We did not move from our chairs until lunch. We left our stuff on our chairs, grabbed a slow bite in the Windjammer, returned and took up right where we left off. The only interruption was some too loud announcements. We slept, we dipped in the pool, we read and then we slept some more. At three we called it a good day at the pool and headed back to our cabin for showers and packing, not necessarily in that order.

Diane and I had grown much closer during this trip. The cruise was a healing balm for both of us, but the time to leave was now very close; pulling the bags out from under the bed was a strong indication of just how close the end really was.
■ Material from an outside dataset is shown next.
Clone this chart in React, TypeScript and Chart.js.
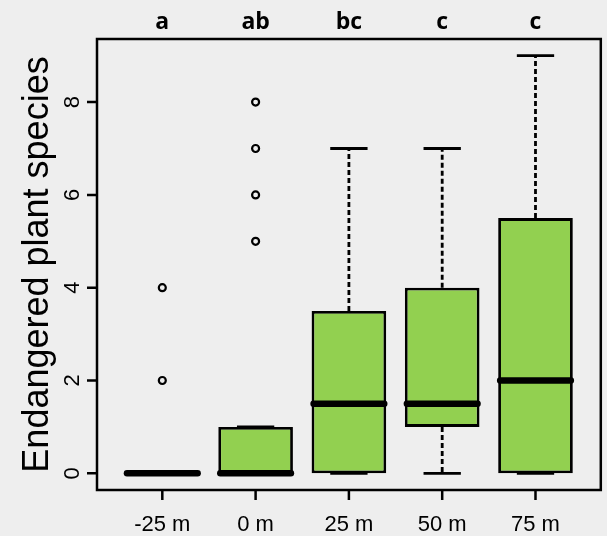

I started packing my stuff first. I really did not care how straight my shirts, including the ones I had not worn, went back in my bag. But Diane who had spent a lot of time ironing them did. This was the only time we had words with each other that were anything less than kind. I repacked my shirts the way she wanted me too.

We showered and packed in shifts, leaving out our dinner clothes. Around five we started to get dressed. Diane put on a short form fitting sleeveless B Moss pink dress with matching shoes. I put on a three button black Liz Claiborne suit, wine colored shirt, tie and pocket square combo that had stripes of color that matched Diane’s dress. I laced up my black Bostonians and we were on our way.
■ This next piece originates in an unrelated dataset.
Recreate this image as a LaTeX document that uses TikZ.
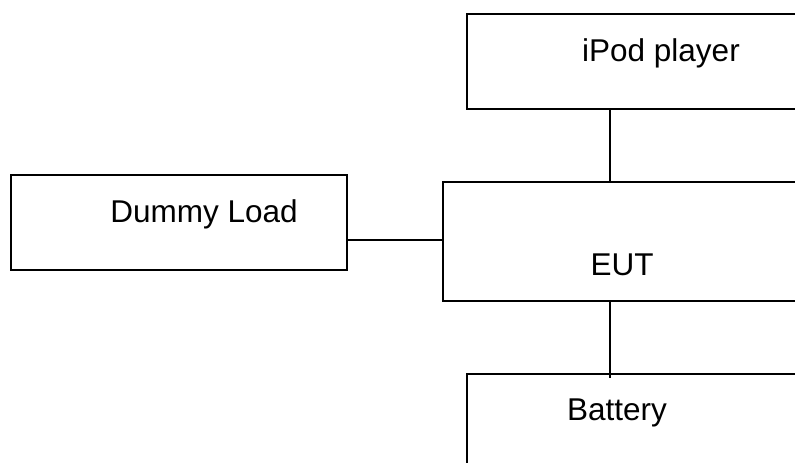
\documentclass[tikz,border=0pt]{standalone}
\usepackage{fontspec}
\setmainfont{Liberation Sans}
\begin{document}
\begin{tikzpicture}[x=1pt,y=-1pt,
  blk/.style={draw=black,line width=1.8pt,rectangle,inner sep=0pt,anchor=north west},
  lbl/.style={font=\fontsize{31.5}{36}\selectfont,anchor=base,inner sep=0pt},
  wire/.style={draw=black,line width=2pt}]
\useasboundingbox (0,0) rectangle (795,463);
\clip (0,0) rectangle (795,463);
\node[blk,minimum width=340pt,minimum height=95pt] (ipod) at (466,13) {};
\node[blk,minimum width=364pt,minimum height=119pt] (eut) at (442,181) {};
\node[blk,minimum width=336pt,minimum height=95pt] (dummy) at (10,174) {};
\node[blk,minimum width=340pt,minimum height=120pt] (bat) at (466,373) {};
\node[lbl] (tipod) at (661,61) {iPod player};
\node[lbl] (tdummy) at (204,222) {Dummy Load};
\node[lbl] (teut) at (622,275) {EUT};
\node[lbl] (tbat) at (617,420) {Battery};
\coordinate (bus) at (610,0);
\coordinate (batend) at (610,378);
\draw[wire] (ipod.south -| bus) -- (eut.north -| bus);
\draw[wire] (eut.south -| bus) -- (batend);
\draw[wire] (dummy.east) ++(0,17.5) coordinate (dl) (dl) -- (dl -| eut.west);
\end{tikzpicture}
\end{document}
Dinner was bittersweet, it was after all our last, and we enjoyed each other’s company but we knew we were saying goodbye and would in all probability not see or hear from each other again. That is just the way it is. So a lot of flashes flashed during dinner. Wanich would be missed; he took our orders for wine, Malligahanney Soup, salad and prime rib. We chatted about the many highs and few lows of our collective cruises, the avoidance of packing and scheduled flights home. The evening passed quickly. Dessert arrived; hugs were made, last pictures taken, envelopes handed to the very deserving persons who received them with thanks. And then it was time to leave, Wanich needed table 518 for the second round of goodbyes.

We made our last roam around the ship. I looked at the watch that I had forgotten to buy, but the shop was busy and I was not in the mood to buy it anyway. We finally made our way to the theatre for the Farwell Show. The farewell video was playing. The dancers were good, Jeffrey was funny as always, and the crowd was happy but subdued. When the staff made their farewell entrance, everyone gave loud applause to show our appreciation for a good week. Jason Chase the Comedian followed the acrobatics of Duo Claudio. It took a little time for him to warm up the audience, but he did fine. The show ended, we received some “how to leave the ship” information from Jeffrey and that was that.

We went to the photo area and bought the pictures we wanted and choose to opt out on purchasing the video. We then went to Cleopatra’s Lounge to hear “Sister Sez” the very good house band and dance for the last time. Before midnight we went back to our cabin, where a crocodile and the last little Compass newletter where on our bed. I rolled our luggage out into the hall and we turned out the lights. I sat up and watched The Count of Monte Cristo and missed the middle of it because I fell asleep. I saw the very end and turned off the television. I opened the balcony door so that I could listen to the ocean just a bit longer.

I was beginning to feel melancholy and a bit lost. I was grateful that we were not flying home the next day but shuttling to the airport, picking up a rental car and driving to Melbourne. We would be easing ourselves back into the real world, a place that I did not want to return to and in some ways, as I am writing this, I am still not there. I am still on the Voyager, with my beautiful wife and you.